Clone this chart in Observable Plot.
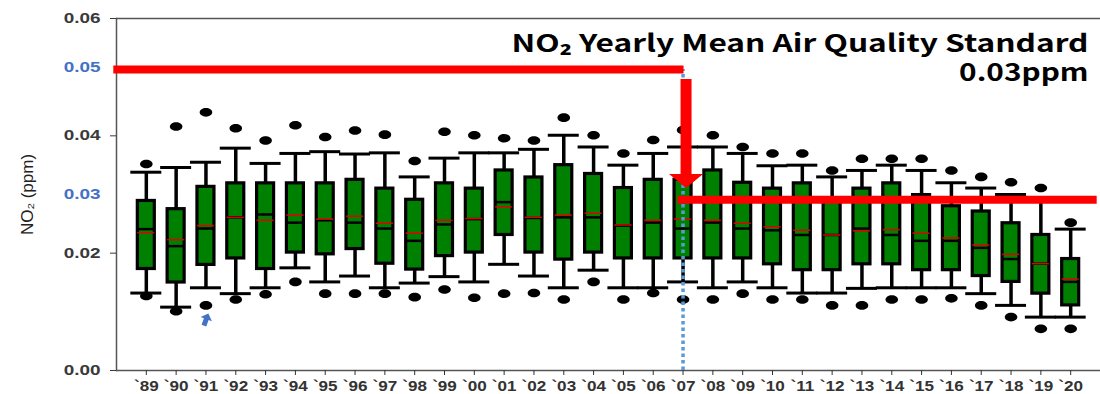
<!DOCTYPE html>
<html><head><meta charset="utf-8">
<script src="https://cdn.jsdelivr.net/npm/d3@7"></script>
<script src="https://cdn.jsdelivr.net/npm/@observablehq/plot@0.6"></script>
<style>body{margin:0;background:#fff;}</style>
</head><body><div id="chart"></div>
<script>
// ---- data ----
const years = ["1989","1990","1991","1992","1993","1994","1995","1996","1997","1998","1999","2000","2001","2002","2003","2004","2005","2006","2007","2008","2009","2010","2011","2012","2013","2014","2015","2016","2017","2018","2019","2020"];
const lowOutlier  = [0.0127,0.0101,0.0111,0.0121,0.0130,0.0151,0.0131,0.0131,0.0131,0.0125,0.0138,0.0124,0.0131,0.0132,0.0121,0.0151,0.0121,0.0132,0.0121,0.0121,0.0131,0.0121,0.0121,0.0111,0.0111,0.0121,0.0121,0.0123,0.0111,0.0091,0.0071,0.0071];
const lowWhisker  = [0.0132,0.0108,0.0141,0.0131,0.0141,0.0175,0.0151,0.0161,0.0141,0.0149,0.0160,0.0151,0.0181,0.0161,0.0141,0.0171,0.0141,0.0141,0.0151,0.0141,0.0151,0.0141,0.0132,0.0132,0.0140,0.0141,0.0141,0.0141,0.0131,0.0111,0.0091,0.0091];
const q1          = [0.0173,0.0150,0.0180,0.0191,0.0173,0.0201,0.0198,0.0207,0.0182,0.0172,0.0195,0.0201,0.0231,0.0201,0.0189,0.0201,0.0191,0.0191,0.0191,0.0191,0.0191,0.0181,0.0171,0.0171,0.0181,0.0181,0.0171,0.0171,0.0161,0.0151,0.0131,0.0111];
const median      = [0.0241,0.0212,0.0242,0.0261,0.0266,0.0252,0.0256,0.0252,0.0242,0.0221,0.0249,0.0258,0.0287,0.0260,0.0261,0.0261,0.0247,0.0252,0.0242,0.0252,0.0242,0.0239,0.0231,0.0231,0.0242,0.0231,0.0221,0.0221,0.0209,0.0190,0.0182,0.0151];
const mean        = [0.0235,0.0223,0.0247,0.0261,0.0256,0.0265,0.0258,0.0263,0.0251,0.0234,0.0256,0.0259,0.0279,0.0261,0.0265,0.0268,0.0248,0.0256,0.0258,0.0256,0.0251,0.0245,0.0239,0.0231,0.0238,0.0240,0.0234,0.0226,0.0214,0.0198,0.0182,0.0156];
const q3          = [0.0289,0.0275,0.0313,0.0319,0.0319,0.0319,0.0319,0.0325,0.0310,0.0291,0.0319,0.0310,0.0341,0.0329,0.0350,0.0335,0.0311,0.0325,0.0325,0.0341,0.0320,0.0310,0.0319,0.0293,0.0310,0.0319,0.0299,0.0280,0.0271,0.0251,0.0231,0.0190];
const highWhisker = [0.0338,0.0346,0.0355,0.0379,0.0353,0.0370,0.0373,0.0369,0.0371,0.0330,0.0362,0.0371,0.0371,0.0377,0.0401,0.0381,0.0350,0.0370,0.0381,0.0381,0.0370,0.0349,0.0350,0.0330,0.0341,0.0350,0.0341,0.0320,0.0311,0.0300,0.0291,0.0241];
const highOutlier = [0.0352,0.0416,0.0440,0.0413,0.0392,0.0418,0.0398,0.0409,0.0402,0.0357,0.0407,0.0401,0.0396,0.0392,0.0431,0.0401,0.0370,0.0393,0.0410,0.0401,0.0381,0.0370,0.0370,0.0341,0.0361,0.0361,0.0361,0.0341,0.0330,0.0321,0.0311,0.0252];

const yTicks = [0, 0.02, 0.04, 0.06];
const standardValues = [0.0513, 0.0291];
const standardLabels = ["0.05", "0.03"];
const standardLabelValues = [0.0516, 0.0300];
const changeYear = "2007";
const arrowFrom = 0.0496;
const arrowTo = 0.0311;
const markYear = "1991";
const markValue = 0.0086;
const titleLine1 = "NO\u2082 Yearly Mean Air Quality Standard";
const titleLine2 = "0.03ppm";
const yLabel = "NO\u2082 (ppm)";

const rows = years.map((year, i) => ({
  year, lo: lowOutlier[i], lw: lowWhisker[i], q1: q1[i], med: median[i],
  mean: mean[i], q3: q3[i], hw: highWhisker[i], hi: highOutlier[i]
}));

// ---- custom symbols ----
const K = 0.5523;
const ellipse = {draw(c) {
  const rx = 6.3, ry = 4.3;
  c.moveTo(rx, 0);
  c.bezierCurveTo(rx, ry*K, rx*K, ry, 0, ry);
  c.bezierCurveTo(-rx*K, ry, -rx, ry*K, -rx, 0);
  c.bezierCurveTo(-rx, -ry*K, -rx*K, -ry, 0, -ry);
  c.bezierCurveTo(rx*K, -ry, rx, -ry*K, rx, 0);
  c.closePath();
}};
const headDown = {draw(c) {
  c.moveTo(-17, -14); c.lineTo(17, -14); c.lineTo(0, 0); c.closePath();
}};
const upArrow = {draw(c) {
  c.moveTo(0, -7); c.lineTo(6, -1); c.lineTo(2.5, -1); c.lineTo(2.5, 6);
  c.lineTo(-2.5, 6); c.lineTo(-2.5, -1); c.lineTo(-6, -1); c.closePath();
}};

const red = "#ff0000";
const titleFont = "'Noto Sans CJK KR', 'Noto Sans', sans-serif";
const chart = Plot.plot({
  width: 1100, height: 394,
  marginLeft: 116, marginRight: 0, marginTop: 18, marginBottom: 24,
  style: {fontFamily: "'Liberation Sans', Arial, sans-serif", background: "#fff"},
  x: {type: "band", domain: years, paddingInner: 0.43, paddingOuter: 0.715, round: false},
  y: {domain: [0, 0.06]},
  marks: [
    Plot.ruleY(yTicks.filter(d => d === 0 || d === 0.06), {stroke: "#555", strokeWidth: 1.5}),
    Plot.frame({anchor: "left", stroke: "#555", strokeWidth: 1.5}),
    Plot.axisY(yTicks, {tickSize: 6, tickPadding: 10, tickFormat: d3.format(".2f"), fontSize: 14, fontWeight: "bold", color: "#3a3a3a", label: null}),
    Plot.axisX({tickSize: 5, tickPadding: 6, tickFormat: d => "`" + d.slice(2), fontSize: 14, fontWeight: "bold", color: "#333", label: null}),
    Plot.text(standardLabels, {y: (d, i) => standardLabelValues[i], text: d => d, frameAnchor: "left", dx: -16, textAnchor: "end", fill: "#4472c4", fontSize: 14, fontWeight: "bold", ariaDescription: "stdlabels"}),
    Plot.text([yLabel], {text: d => d, frameAnchor: "left", rotate: -90, dx: -89, textAnchor: "middle", lineAnchor: "middle", fontSize: 17, fill: "#222"}),
    // boxplots
    Plot.ruleX(rows, {x: "year", y1: "lw", y2: "hw", stroke: "#000", strokeWidth: 3.5}),
    Plot.tickY(rows, {x: "year", y: "lw", stroke: "#000", strokeWidth: 3, insetLeft: -7, insetRight: -7}),
    Plot.tickY(rows, {x: "year", y: "hw", stroke: "#000", strokeWidth: 3, insetLeft: -7, insetRight: -7}),
    Plot.barY(rows, {x: "year", y1: "q1", y2: "q3", fill: "#008000", stroke: "#000", strokeWidth: 3.2}),
    Plot.tickY(rows, {x: "year", y: "med", stroke: "#000", strokeWidth: 2.5}),
    Plot.tickY(rows, {x: "year", y: "mean", stroke: "#e00000", strokeWidth: 1.5}),
    Plot.dot(rows, {x: "year", y: "lo", symbol: ellipse, fill: "#000", stroke: null}),
    Plot.dot(rows, {x: "year", y: "hi", symbol: ellipse, fill: "#000", stroke: null}),
    // annotations
    Plot.ruleX([changeYear], {x: d => d, y1: 0, y2: standardValues[0], stroke: "#5b9bd5", strokeWidth: 3.5, strokeDasharray: "3.5,3"}),
    Plot.ruleY([standardValues[0]], {y: d => d, x1: () => years[0], x2: () => changeYear, stroke: red, strokeWidth: 8, insetLeft: -24, insetRight: 7.5}),
    Plot.ruleY([standardValues[1]], {y: d => d, x1: () => changeYear, x2: () => years[years.length - 1], stroke: red, strokeWidth: 8, insetLeft: 3.5, insetRight: -18}),
    Plot.ruleX([changeYear], {x: d => d, y1: arrowFrom, y2: arrowTo + 0.0018, stroke: red, strokeWidth: 11, dx: 3}),
    Plot.dot([changeYear], {x: d => d, y: arrowTo, symbol: headDown, fill: red, stroke: null, dx: 3}),
    Plot.dot([markYear], {x: d => d, y: markValue, symbol: upArrow, fill: "#4472c4", stroke: null, rotate: 20}),
    Plot.text([titleLine1], {text: d => d, frameAnchor: "top-right", dx: -12, dy: 16, textAnchor: "end", fontSize: 24, fontWeight: "bold", fontFamily: titleFont, fill: "#000", ariaDescription: "title1"}),
    Plot.text([titleLine2], {text: d => d, frameAnchor: "top-right", dx: -12, dy: 45, textAnchor: "end", fontSize: 24, fontWeight: "bold", fontFamily: titleFont, fill: "#000", ariaDescription: "title2"})
  ]
});
document.getElementById("chart").appendChild(chart);

// the reference image is horizontally stretched: widen the text glyphs to match
function stretch(selector, factor) {
  chart.querySelectorAll(selector).forEach(t => {
    const w = t.getComputedTextLength();
    if (w > 0) {
      t.setAttribute("textLength", (w * factor).toFixed(1));
      t.setAttribute("lengthAdjust", "spacingAndGlyphs");
    }
  });
}
stretch('g[aria-label="x-axis tick label"] text', 1.22);
stretch('g[aria-label="y-axis tick label"] text', 1.35);
stretch('g[aria-description="stdlabels"] text', 1.35);
stretch('g[aria-description="title1"] text', 1.32);
stretch('g[aria-description="title2"] text', 1.24);
</script>
</body></html>
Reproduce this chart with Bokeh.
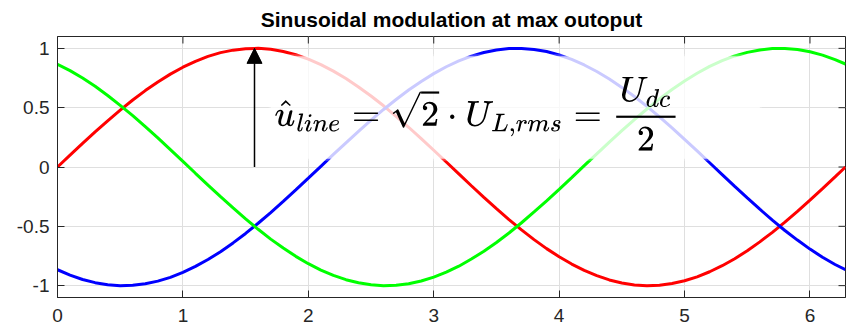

========================

List every line above containing the word "this".

Clone this chart in Observable Plot.
Reproduce this chart with Bokeh.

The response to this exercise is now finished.